Supported file types
PDF
Upload PDF documents up to 10 MB. Text is extracted and chunked automatically. Scanned PDFs with embedded text are supported.
Word (DOCX)
Word (DOCX)
Microsoft Word documents are parsed with full formatting support. Tables and lists are preserved as text.
Plain text (TXT)
Plain text (TXT)
Raw text files are chunked by paragraph boundaries.
Markdown (MD)
Markdown (MD)
Markdown files are parsed with heading-aware chunking so sections stay together.
CSV
CSV
CSV files are converted to structured text. Each row becomes a retrievable unit.
Website crawling
You can also add website URLs as knowledge sources.

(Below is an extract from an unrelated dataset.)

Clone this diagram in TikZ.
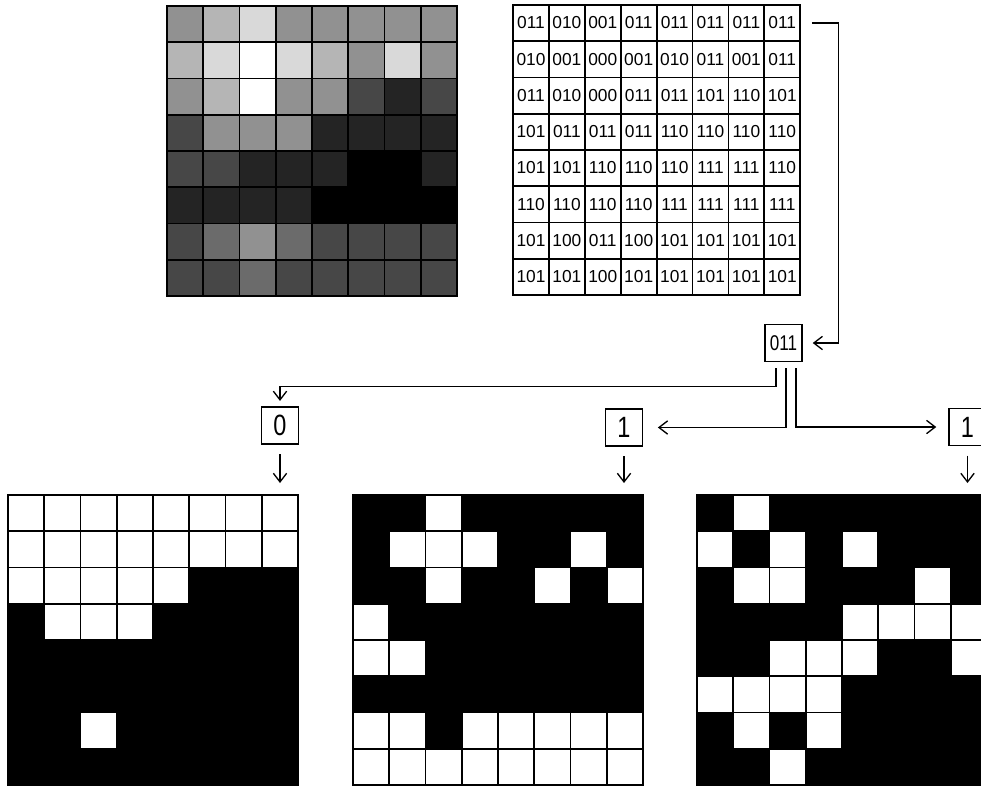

The crawler:- Fetches the page content and extracts readable text
- Follows internal links to crawl related pages
- Re-crawls on demand when you trigger a refresh from the dashboard
Add a website source
Go to Knowledge in the dashboard sidebar and click Add Source. Select Website and enter the URL.
Wait for ingestion
The crawler fetches and processes the pages. Progress is shown in the source list.
Limits
| Resource | Limit |
|---|---|
| Sources per project | 20 |
| Files per upload | 15 |
| Max file size | 10 MB |
| Supported formats | PDF, DOCX, TXT, MD, CSV |
The knowledge base uses cosine similarity search. If the agent isn’t finding relevant content, try breaking large documents into smaller, topic-focused files.